Ninety five Central Americans, mostly from El Salvador, Guatemala and Honduras, were detained in the southern states of Oaxaca and Tabasco during sweeps by federal police, Mexico’s migration institute said in a statement.
Seven of the Central Americans were children, the institute said.
An increasing number of Central Americans are sneaking across Mexico’s largely unpoliced southern border en route to the US. Migrants have been spurred on by rampant poverty and rising drug gang violence in their home countries.
Citizens of other countries are also risking the dangerous route across southern Mexico. Eight people from India and five from Bangladesh were also detained in the southern Mexican police sweeps.

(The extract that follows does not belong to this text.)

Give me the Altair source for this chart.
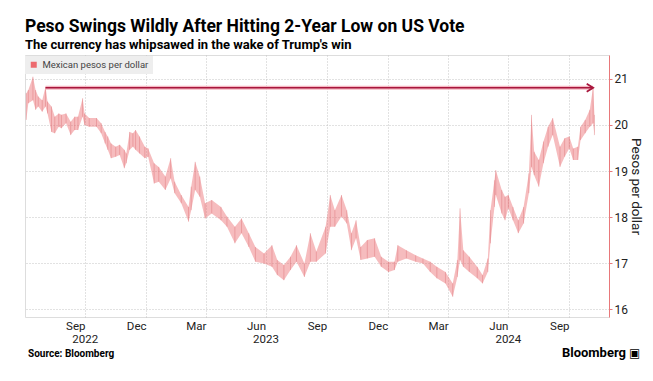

US President Barack Obama is to travel to Mexico and Central America this week, and his talks with leaders will likely include prospects for a sweeping reform of US immigration laws and efforts to reduce the tide of undocumented immigrants.
The US Senate, which is controlled by Obama’s Democrats, is pushing ahead on a bipartisan bill that would bolster border security and put 11 million people living illegally in the US on a 13-year path to citizenship.
However, the legislation faces a challenge in the Republican-controlled US House of Representatives.
The number of undocumented Central Americans deported from the US has risen in recent years. Nearly 95,000 people from the region were deported from the US last year compared to about 78,500 in 2011, according to US Immigration and Customs Enforcement data.
Most of the migrants were from El Salvador, Honduras and Guatemala, where gang violence has increased in recent years.
Mass detentions of Central Americans in Mexico are common, but authorities have been criticized for lax enforcement at the border. Police are accused of exploiting migrants for bribes, while local gangs regularly kidnap migrants and seek ransoms from their relatives.